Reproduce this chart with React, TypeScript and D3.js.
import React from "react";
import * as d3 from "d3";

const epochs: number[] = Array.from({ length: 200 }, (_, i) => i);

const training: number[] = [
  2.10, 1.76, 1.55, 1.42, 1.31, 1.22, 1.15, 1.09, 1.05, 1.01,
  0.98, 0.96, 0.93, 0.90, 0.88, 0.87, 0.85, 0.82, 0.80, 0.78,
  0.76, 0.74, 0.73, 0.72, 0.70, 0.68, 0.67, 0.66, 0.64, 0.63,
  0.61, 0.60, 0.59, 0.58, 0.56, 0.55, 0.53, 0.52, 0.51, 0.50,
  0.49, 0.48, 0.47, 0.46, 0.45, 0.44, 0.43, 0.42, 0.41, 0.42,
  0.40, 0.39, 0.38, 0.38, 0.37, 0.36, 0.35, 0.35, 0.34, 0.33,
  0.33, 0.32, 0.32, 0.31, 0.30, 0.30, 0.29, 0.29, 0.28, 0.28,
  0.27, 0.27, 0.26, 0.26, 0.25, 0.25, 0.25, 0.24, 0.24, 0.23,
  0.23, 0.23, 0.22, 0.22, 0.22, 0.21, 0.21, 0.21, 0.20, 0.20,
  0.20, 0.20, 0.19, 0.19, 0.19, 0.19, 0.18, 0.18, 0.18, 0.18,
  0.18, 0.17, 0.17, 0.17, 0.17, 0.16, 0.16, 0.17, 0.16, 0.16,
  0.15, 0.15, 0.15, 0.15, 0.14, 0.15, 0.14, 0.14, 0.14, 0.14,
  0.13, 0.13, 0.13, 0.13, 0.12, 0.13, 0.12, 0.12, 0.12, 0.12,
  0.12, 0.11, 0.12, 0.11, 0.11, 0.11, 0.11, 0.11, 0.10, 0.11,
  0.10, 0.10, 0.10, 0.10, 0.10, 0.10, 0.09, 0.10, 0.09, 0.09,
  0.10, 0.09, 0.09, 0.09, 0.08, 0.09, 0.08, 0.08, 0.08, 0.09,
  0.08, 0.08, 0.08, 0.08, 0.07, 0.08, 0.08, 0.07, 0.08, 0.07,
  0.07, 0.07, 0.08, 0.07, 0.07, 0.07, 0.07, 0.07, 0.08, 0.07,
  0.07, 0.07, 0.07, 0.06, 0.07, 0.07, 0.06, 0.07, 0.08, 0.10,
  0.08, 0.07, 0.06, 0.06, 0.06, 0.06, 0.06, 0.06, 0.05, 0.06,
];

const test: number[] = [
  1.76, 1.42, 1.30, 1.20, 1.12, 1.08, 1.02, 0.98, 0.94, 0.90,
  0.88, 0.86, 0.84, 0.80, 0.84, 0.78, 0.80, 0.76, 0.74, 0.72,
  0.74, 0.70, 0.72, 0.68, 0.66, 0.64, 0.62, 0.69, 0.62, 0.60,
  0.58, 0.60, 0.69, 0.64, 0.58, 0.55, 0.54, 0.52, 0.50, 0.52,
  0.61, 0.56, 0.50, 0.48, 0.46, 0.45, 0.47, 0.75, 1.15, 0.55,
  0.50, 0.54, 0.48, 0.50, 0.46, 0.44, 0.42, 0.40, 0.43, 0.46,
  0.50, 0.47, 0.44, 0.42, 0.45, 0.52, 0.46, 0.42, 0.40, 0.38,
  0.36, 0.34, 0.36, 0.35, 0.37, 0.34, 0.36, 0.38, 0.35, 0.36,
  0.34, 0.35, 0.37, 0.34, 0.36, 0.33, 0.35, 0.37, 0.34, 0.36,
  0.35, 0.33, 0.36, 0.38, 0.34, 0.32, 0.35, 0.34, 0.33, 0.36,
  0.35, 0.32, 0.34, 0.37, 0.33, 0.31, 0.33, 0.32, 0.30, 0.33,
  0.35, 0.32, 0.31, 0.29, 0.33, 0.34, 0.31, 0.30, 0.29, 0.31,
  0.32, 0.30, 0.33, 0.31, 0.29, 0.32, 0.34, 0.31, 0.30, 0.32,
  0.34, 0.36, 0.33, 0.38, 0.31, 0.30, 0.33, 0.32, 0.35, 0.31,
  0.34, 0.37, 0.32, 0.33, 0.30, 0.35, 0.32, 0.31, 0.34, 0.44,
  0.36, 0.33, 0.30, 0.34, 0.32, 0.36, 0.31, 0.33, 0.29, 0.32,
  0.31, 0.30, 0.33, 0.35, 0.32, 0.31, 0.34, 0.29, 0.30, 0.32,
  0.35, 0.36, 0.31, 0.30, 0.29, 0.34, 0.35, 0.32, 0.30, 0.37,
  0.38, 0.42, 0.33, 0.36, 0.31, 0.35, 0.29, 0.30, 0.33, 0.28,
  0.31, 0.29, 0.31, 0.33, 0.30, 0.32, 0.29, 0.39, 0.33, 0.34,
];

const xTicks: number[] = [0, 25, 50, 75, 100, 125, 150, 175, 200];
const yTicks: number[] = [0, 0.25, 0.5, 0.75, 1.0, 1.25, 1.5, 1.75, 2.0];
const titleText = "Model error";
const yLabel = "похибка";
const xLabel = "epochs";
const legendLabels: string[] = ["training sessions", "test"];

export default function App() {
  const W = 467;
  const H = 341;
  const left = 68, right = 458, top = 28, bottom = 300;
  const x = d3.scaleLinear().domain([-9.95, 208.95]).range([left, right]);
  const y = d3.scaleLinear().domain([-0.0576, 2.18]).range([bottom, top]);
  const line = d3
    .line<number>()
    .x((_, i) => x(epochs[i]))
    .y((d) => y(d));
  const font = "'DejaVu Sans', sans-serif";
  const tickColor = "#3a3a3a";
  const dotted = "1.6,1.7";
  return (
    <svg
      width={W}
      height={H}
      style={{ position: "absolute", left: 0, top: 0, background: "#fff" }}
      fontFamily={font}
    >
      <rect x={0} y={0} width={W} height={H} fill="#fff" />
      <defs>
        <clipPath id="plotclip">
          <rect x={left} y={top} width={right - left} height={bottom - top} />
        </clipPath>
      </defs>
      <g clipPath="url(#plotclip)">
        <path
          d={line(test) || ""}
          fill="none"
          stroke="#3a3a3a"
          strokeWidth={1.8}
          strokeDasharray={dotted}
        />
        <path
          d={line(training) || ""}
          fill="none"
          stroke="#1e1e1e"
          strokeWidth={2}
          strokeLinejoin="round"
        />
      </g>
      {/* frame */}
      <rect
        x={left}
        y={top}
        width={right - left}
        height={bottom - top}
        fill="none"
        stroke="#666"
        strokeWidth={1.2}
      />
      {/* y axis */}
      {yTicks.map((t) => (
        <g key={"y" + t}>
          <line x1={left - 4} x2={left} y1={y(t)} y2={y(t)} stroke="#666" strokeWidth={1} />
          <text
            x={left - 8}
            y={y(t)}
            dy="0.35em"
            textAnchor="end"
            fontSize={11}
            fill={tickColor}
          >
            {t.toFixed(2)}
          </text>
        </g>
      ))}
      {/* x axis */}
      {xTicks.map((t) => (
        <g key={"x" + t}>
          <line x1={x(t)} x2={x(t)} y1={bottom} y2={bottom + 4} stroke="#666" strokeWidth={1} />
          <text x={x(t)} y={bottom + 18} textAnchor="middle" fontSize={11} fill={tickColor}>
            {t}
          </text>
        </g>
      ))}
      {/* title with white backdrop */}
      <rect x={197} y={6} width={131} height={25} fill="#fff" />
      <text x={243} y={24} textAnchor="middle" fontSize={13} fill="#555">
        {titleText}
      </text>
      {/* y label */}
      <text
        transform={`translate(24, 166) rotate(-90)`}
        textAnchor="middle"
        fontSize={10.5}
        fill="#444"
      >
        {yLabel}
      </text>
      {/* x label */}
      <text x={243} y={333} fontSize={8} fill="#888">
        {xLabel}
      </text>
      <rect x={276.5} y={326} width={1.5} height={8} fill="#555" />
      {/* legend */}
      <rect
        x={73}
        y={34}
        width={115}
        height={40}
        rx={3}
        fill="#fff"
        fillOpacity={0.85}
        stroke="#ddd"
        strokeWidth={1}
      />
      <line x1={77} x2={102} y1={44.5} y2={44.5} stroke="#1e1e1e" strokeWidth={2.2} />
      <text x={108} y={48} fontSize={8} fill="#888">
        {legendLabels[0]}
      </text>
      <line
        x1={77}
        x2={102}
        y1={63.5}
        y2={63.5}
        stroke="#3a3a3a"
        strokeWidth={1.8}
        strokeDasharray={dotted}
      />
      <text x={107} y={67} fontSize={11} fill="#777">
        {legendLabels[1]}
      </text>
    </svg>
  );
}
- - -
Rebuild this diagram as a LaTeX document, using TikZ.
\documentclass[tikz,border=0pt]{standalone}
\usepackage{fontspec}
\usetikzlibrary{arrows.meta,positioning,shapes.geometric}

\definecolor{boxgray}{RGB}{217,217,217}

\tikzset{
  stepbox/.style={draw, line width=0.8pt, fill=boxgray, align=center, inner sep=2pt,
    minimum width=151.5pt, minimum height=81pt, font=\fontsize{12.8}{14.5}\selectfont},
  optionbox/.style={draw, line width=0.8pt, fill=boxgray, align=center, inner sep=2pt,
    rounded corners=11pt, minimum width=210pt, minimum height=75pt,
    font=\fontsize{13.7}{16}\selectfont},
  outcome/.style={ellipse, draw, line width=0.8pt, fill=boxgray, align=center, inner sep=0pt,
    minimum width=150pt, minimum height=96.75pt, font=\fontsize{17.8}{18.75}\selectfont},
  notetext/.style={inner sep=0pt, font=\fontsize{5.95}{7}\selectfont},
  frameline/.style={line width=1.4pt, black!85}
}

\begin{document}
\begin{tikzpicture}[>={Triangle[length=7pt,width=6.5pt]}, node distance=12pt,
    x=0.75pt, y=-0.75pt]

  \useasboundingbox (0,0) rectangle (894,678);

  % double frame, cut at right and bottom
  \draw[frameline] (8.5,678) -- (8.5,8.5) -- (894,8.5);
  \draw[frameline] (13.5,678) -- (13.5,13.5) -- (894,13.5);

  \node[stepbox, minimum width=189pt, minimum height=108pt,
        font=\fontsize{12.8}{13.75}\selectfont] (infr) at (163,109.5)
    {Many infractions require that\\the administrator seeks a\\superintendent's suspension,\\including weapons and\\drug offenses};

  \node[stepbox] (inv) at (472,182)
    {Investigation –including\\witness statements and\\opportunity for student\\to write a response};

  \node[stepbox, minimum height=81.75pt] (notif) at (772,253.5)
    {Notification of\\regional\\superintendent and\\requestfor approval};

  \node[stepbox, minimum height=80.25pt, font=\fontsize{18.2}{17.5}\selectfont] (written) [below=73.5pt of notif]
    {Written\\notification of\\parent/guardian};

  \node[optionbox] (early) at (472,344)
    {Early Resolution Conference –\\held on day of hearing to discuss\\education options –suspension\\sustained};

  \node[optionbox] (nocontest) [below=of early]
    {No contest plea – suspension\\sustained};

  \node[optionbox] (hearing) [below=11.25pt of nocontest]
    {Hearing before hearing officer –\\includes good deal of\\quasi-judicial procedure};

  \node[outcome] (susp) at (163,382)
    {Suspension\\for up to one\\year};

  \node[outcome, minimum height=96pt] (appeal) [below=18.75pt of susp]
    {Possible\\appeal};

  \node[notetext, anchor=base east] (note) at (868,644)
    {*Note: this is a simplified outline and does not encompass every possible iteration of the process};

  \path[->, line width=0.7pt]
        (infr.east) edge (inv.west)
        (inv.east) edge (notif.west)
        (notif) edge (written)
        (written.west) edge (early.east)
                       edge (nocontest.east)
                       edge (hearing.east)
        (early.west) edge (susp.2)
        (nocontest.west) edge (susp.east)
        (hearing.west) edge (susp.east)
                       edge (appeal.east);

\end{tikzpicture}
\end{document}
- - -
• **What you are asked to do**
Pick out the lines above that hold the string "this" and show them.

• **Full response**
Reproduce this chart with React, TypeScript and D3.js.
Rebuild this diagram as a LaTeX document, using TikZ.
    {*Note: this is a simplified outline and does not encompass every possible iteration of the process};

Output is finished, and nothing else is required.